There is a deep insincerity running through modern Christendom, because the average man and woman who goes to church no longer accepts the Church’s teachings on Heaven, Hell, the reality of the Devil, or the terror of the Wrath of God. We repeat the rich, rolling phrases of the prophets of Palestine, without giving them literal credence and hence we tend to similar hyperbole in our worldly affairs. A civilization that has lost its Faith, cannot keep faith in anything.

That was nearly a century ago, which makes me envy my modern, Western Muslim friends who still fast during Ramadan and try their best to make the Haj at least once in their lifetimes.

I gather we’re still supposed to kind of believe in St. Valentine, though he was demoted because most of what we think we know about him is legendary. He’s less historical than Patrick, who certainly existed but didn’t drive snakes from a place they never lived, and he’s far more historical than Christopher, who probably didn’t exist at all. And you can slip St. Nicholas in there any place you like, perhaps next to George Washington’s cherry tree.

But I’ll conclude this theological lesson with the observation that, given the blanket dispensations people give themselves to over-celebrate St. Patrick’s Day each Lent, I doubt anybody’s gonna go to Hell for eating a few chocolates today.

Assuming they’ve got anything to celebrate. Martyn Turner suggests that Cupid isn’t getting a lot of clearances this Valentine’s Day, with his marginal observation that we could use a few of those arrows and for god’s sake don’t click on that link.

And to remain political just a tad longer, the holiday was made for Brian McFadden, because there is such a rich potential for satirical Valentines that he had no problem in filling out his regular six-panel format.

At his age, Edison Lee (KFS) isn’t supposed to understand all this valentine’s stuff.

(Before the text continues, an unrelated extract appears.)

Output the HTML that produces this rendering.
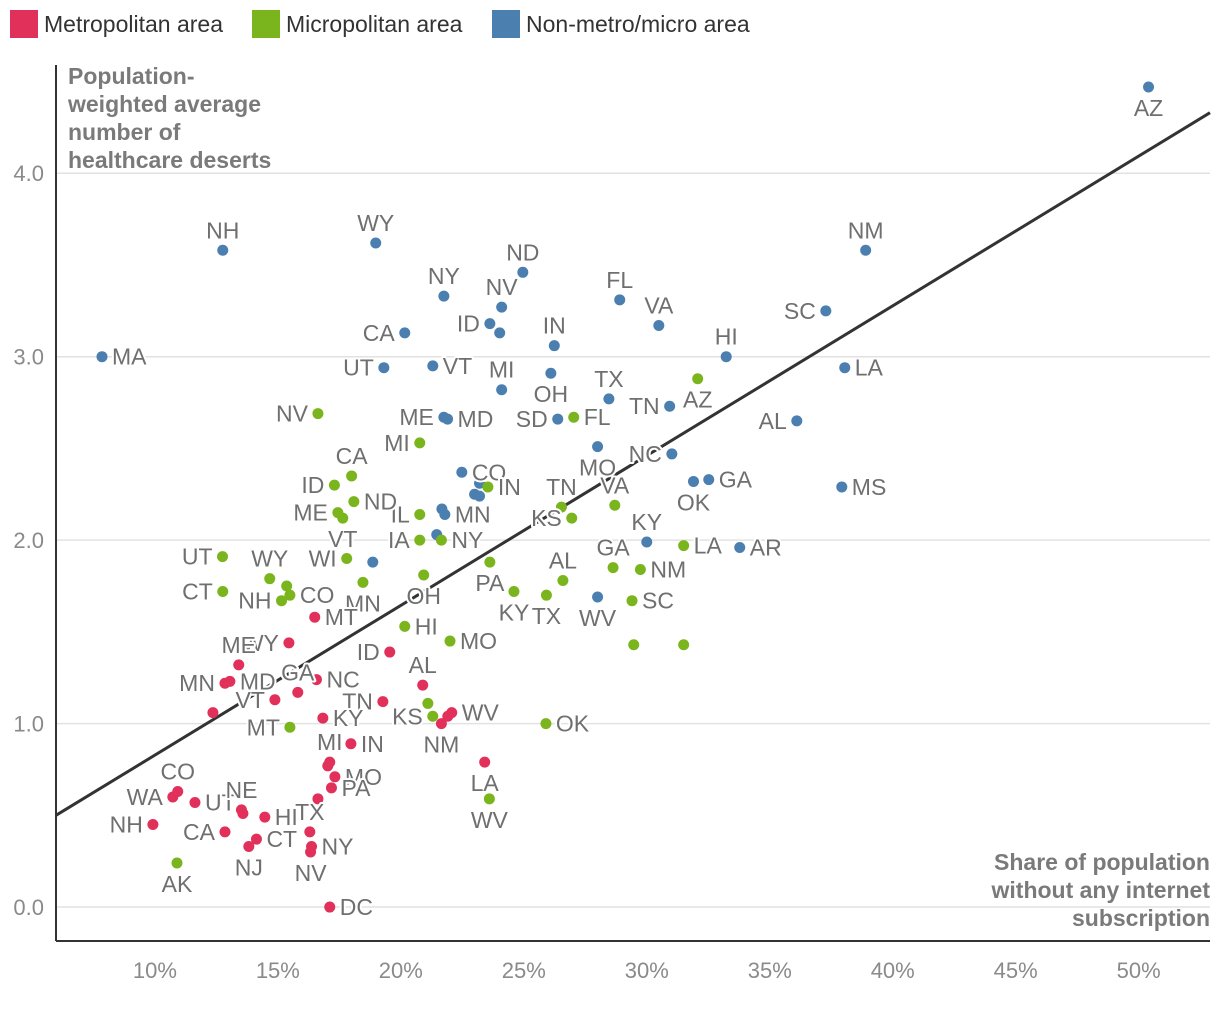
<!DOCTYPE html>
<html><head><meta charset="utf-8"><style>
html,body{margin:0;padding:0;background:#fff;}
svg{display:block;font-family:"Liberation Sans",sans-serif;}
.lbl{font-size:23px;fill:#6f6f6f;stroke:#fff;stroke-width:4px;paint-order:stroke;stroke-linejoin:round;}
.tick{font-size:22px;fill:#8a8a8a;}
.ttl{font-size:23px;font-weight:bold;fill:#7a7a7a;}
.leg{font-size:23px;fill:#333;}
</style></head><body>
<svg id="chart" width="1220" height="1010">
<g>
<rect x="10" y="10" width="28" height="28" fill="#e1305a"/>
<text class="leg" x="44" y="32">Metropolitan area</text>
<rect x="252" y="10" width="28" height="28" fill="#7ab51d"/>
<text class="leg" x="286" y="32">Micropolitan area</text>
<rect x="492" y="10" width="28" height="28" fill="#4a7fb0"/>
<text class="leg" x="526" y="32">Non-metro/micro area</text>
</g>
<g id="grid"></g>
<g id="reg"></g>
<g id="pts"></g>
<g id="lbls"></g>
<g id="axes"></g>
<text class="ttl"><tspan x="68" y="84">Population-</tspan><tspan x="68" y="112">weighted average</tspan><tspan x="68" y="140">number of</tspan><tspan x="68" y="168">healthcare deserts</tspan></text>
<text class="ttl" text-anchor="end"><tspan x="1210" y="870">Share of population</tspan><tspan x="1210" y="898">without any internet</tspan><tspan x="1210" y="926">subscription</tspan></text>
</svg>
<script>
const xTicks=[10,15,20,25,30,35,40,45,50];
const yTicks=[0,1,2,3,4];
const regStart=[5.98,0.50];
const regEnd=[52.9,4.33];
const blueNames=["AZ","NH","WY","ND","NM","NY","NV","FL","VA","SC","CA","ID","","IN","MA","HI","UT","VT","MI","OH","LA","TX","TN","ME","MD","SD","AL","MO","NC","GA","OK","MS","CO","","","","","MN","","","KY","AR","WV"];
const blueX=[50.4,12.76,18.98,24.96,38.9,21.75,24.1,28.9,30.49,37.28,20.16,23.62,24.02,26.24,7.85,33.23,19.31,21.3,24.1,26.1,38.05,28.46,30.93,21.75,21.9,26.38,36.1,28.0,31.02,32.52,31.9,37.93,22.48,23.2,23.0,23.2,21.67,21.79,21.46,18.86,30.0,33.78,28.0];
const blueY=[4.47,3.58,3.62,3.46,3.58,3.33,3.27,3.31,3.17,3.25,3.13,3.18,3.13,3.06,3.00,3.00,2.94,2.95,2.82,2.91,2.94,2.77,2.73,2.67,2.66,2.66,2.65,2.51,2.47,2.33,2.32,2.29,2.37,2.31,2.25,2.24,2.17,2.14,2.03,1.88,1.99,1.96,1.69];
const blueSide=["b","t","t","t","t","t","t","t","t","l","l","l","t","t","r","t","l","r","t","b","r","t","l","l","r","l","l","b","l","r","b","r","r","r","r","r","r","r","r","r","t","r","b"];
const greenNames=["AZ","FL","MI","IN","IL","TN","KS","VA","IA","NY","PA","AL","GA","NM","LA","OH","KY","TX","SC","MO","","","NV","CA","ID","ND","ME","VT","UT","WI","MN","CT","WY","NH","CO","","HI","MT","OK","WV","AK","","KS"];
const greenX=[32.07,27.03,20.77,23.54,20.77,26.53,26.95,28.7,20.77,21.65,23.62,26.59,28.63,29.74,31.5,20.93,24.6,25.92,29.4,22.0,29.47,31.5,16.63,18.0,17.3,18.09,17.44,17.64,12.75,17.8,18.46,12.76,14.67,15.15,15.49,15.36,20.16,15.49,25.9,23.6,10.9,21.1,21.3];
const greenY=[2.88,2.67,2.53,2.29,2.14,2.18,2.12,2.19,2.00,2.00,1.88,1.78,1.85,1.84,1.97,1.81,1.72,1.70,1.67,1.45,1.43,1.43,2.69,2.35,2.30,2.21,2.15,2.12,1.91,1.90,1.77,1.72,1.79,1.67,1.70,1.75,1.53,0.98,1.00,0.59,0.24,1.11,1.04];
const greenSide=["b","r","l","r","l","t","l","t","l","r","b","t","t","r","r","b","b","b","r","r","r","r","l","t","l","r","l","b","l","l","b","l","t","l","r","r","r","l","r","b","b","r","l"];
const redNames=["MT","WY","ME","MN","MD","VT","GA","NC","","ID","AL","TN","KY","WV","","NM","IN","LA","MI","","MO","PA","","CO","WA","UT","NE","","NH","CA","CT","NJ","TX","NY","NV","DC","HI"];
const redX=[16.5,15.45,13.41,12.85,13.05,14.88,15.81,16.57,12.36,19.55,20.89,19.27,16.83,22.07,21.91,21.65,17.97,23.41,17.11,17.03,17.32,17.18,16.63,10.93,10.73,11.63,13.52,13.58,9.92,12.85,14.13,13.82,16.3,16.37,16.33,17.11,14.47];
const redY=[1.58,1.44,1.32,1.22,1.23,1.13,1.17,1.24,1.06,1.39,1.21,1.12,1.03,1.06,1.04,1.00,0.89,0.79,0.79,0.77,0.71,0.65,0.59,0.63,0.60,0.57,0.53,0.51,0.45,0.41,0.37,0.33,0.41,0.33,0.30,0.00,0.49];
const redSide=["r","l","t","l","r","l","t","r","r","l","t","l","r","r","r","b","r","b","t","r","r","r","r","t","l","r","t","r","l","l","r","b","t","r","b","r","r"];

const NS="http://www.w3.org/2000/svg";
const X0=56,X1=1210,Y0=941,Y1=65;
const xMin=5.98,xMax=52.9,yMin=-0.185,yMax=4.59;
function sx(v){return X0+(v-xMin)/(xMax-xMin)*(X1-X0);}
function sy(v){return Y0-(v-yMin)/(yMax-yMin)*(Y0-Y1);}
function mk(tag,attrs,parent){const e=document.createElementNS(NS,tag);for(const k in attrs)e.setAttribute(k,attrs[k]);parent.appendChild(e);return e;}
const grid=document.getElementById('grid'),axes=document.getElementById('axes');
yTicks.forEach(t=>{
  const l=mk('line',{x1:X0,x2:X1,y1:sy(t),y2:sy(t),stroke:'#e2e2e2','stroke-width':1.5},grid);
  
  
  const tx=mk('text',{x:44,y:sy(t)+8,'text-anchor':'end',class:'tick'},axes);
  tx.textContent=t.toFixed(1);
  
  
});
xTicks.forEach(t=>{
  const tx=mk('text',{x:sx(t),y:978,'text-anchor':'middle',class:'tick'},axes);
  tx.textContent=t+'%';
  
  
});
const ya=mk('line',{x1:X0,x2:X0,y1:Y1,y2:Y0,stroke:'#333','stroke-width':2},axes);


const xa=mk('line',{x1:X0,x2:X1,y1:Y0,y2:Y0,stroke:'#333','stroke-width':2},axes);


const rl=mk('line',{x1:sx(regStart[0]),y1:sy(regStart[1]),x2:sx(regEnd[0]),y2:sy(regEnd[1]),stroke:'#333','stroke-width':3},document.getElementById('reg'));


const pts=document.getElementById('pts'),lbls=document.getElementById('lbls');
function series(names,xs,ys,sides,color,key){
  xs.forEach((v,i)=>{
    const cx=sx(v),cy=sy(ys[i]);
    const c=mk('circle',{cx:cx,cy:cy,r:5.5,fill:color},pts);
    
    
    if(!names[i])return;
    const s=sides[i];let x=cx,y=cy+8,a='middle';
    if(s==='r'){x=cx+10;a='start';}
    else if(s==='l'){x=cx-10;a='end';}
    else if(s==='t'){y=cy-12;}
    else {y=cy+29;}
    const t=mk('text',{x:x,y:y,'text-anchor':a,class:'lbl'},lbls);
    t.textContent=names[i];
    
    
  });
}
series(blueNames,blueX,blueY,blueSide,'#4a7fb0','nonmetro');
series(greenNames,greenX,greenY,greenSide,'#7ab51d','micro');
series(redNames,redX,redY,redSide,'#e1305a','metro');
</script>
</body></html>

What I remember about elementary school was making valentine packets out of construction paper and then buying sheets of cheap valentines and signing each one for everyone in the class and putting them into each other’s packets.

Which should have been our first clue that loving everyone is like not loving anyone at all.

Kids today seem to have a little better focus, what with Edison giving Katie a valentine and Amelia giving Spud a valentine in Wallace the Brave (AMS) and Spud blowing it because kids haven’t actually changed a whole lot after all.

Not to worry. As Ben (MWAM) notes, guys never do figure it out, but they at least learn the rules. It took me years to learn that women don’t want a beautiful flowering plant that will live forever because love is not supposed to be practical.

They want cut flowers that will fade and love that won’t, however incompatible those things seem to the male mind.

Rhymes With Orange (KFS) explains that love is fleeting at best and we should make the most of it. I always tried to be as decadent as possible, mostly to forestall having my head bitten off, but your mileage may vary.

Come to think of it, my mileage varied enough that my most romantic sustained relationship began with a first date on Valentine’s Day. I took her to a hockey game, and she gave me a box of dog biscuits. Lasted seven years and we parted as friends.

Hardly a record, but it sure was fun, and brings us to this

Juxtaposition of the Day

Frazz — AMS

Non Sequitur — AMS

Love is a gas. You just have to find the right time, the right place and the right person to share it with.

Although if you wait for all those things to line up, it might not happen at all.

My advice? Just jump in.

If the dog biscuits don’t work, climb back out and try again.

7 thoughts on “CSotD: Love in the Time of Dog Biscuits

  1. I never imagined the Rhymes with Orange joke would be duplicated this year, but Six Chix has exactly the same joke. Have mantises been in the news?

  2. I skipped an Elvis concert once because I didn’t want to pay $15 for a ticket. A few weeks later, the King had permanently left the building.

    1. In 1979 some of my frat brothers drove up to Cincinnati to get tickets for the upcoming Who concert. Alas, the tickets sold out just a few people before they reached the hard of the line.

      Yes, it was THAT concert by The Who.

  3. We have two O’Brien’s glasses. One my MIL snagged in the 60s and one 60th Anniversary version I snagged during the annual Workboat Show week in the 00s.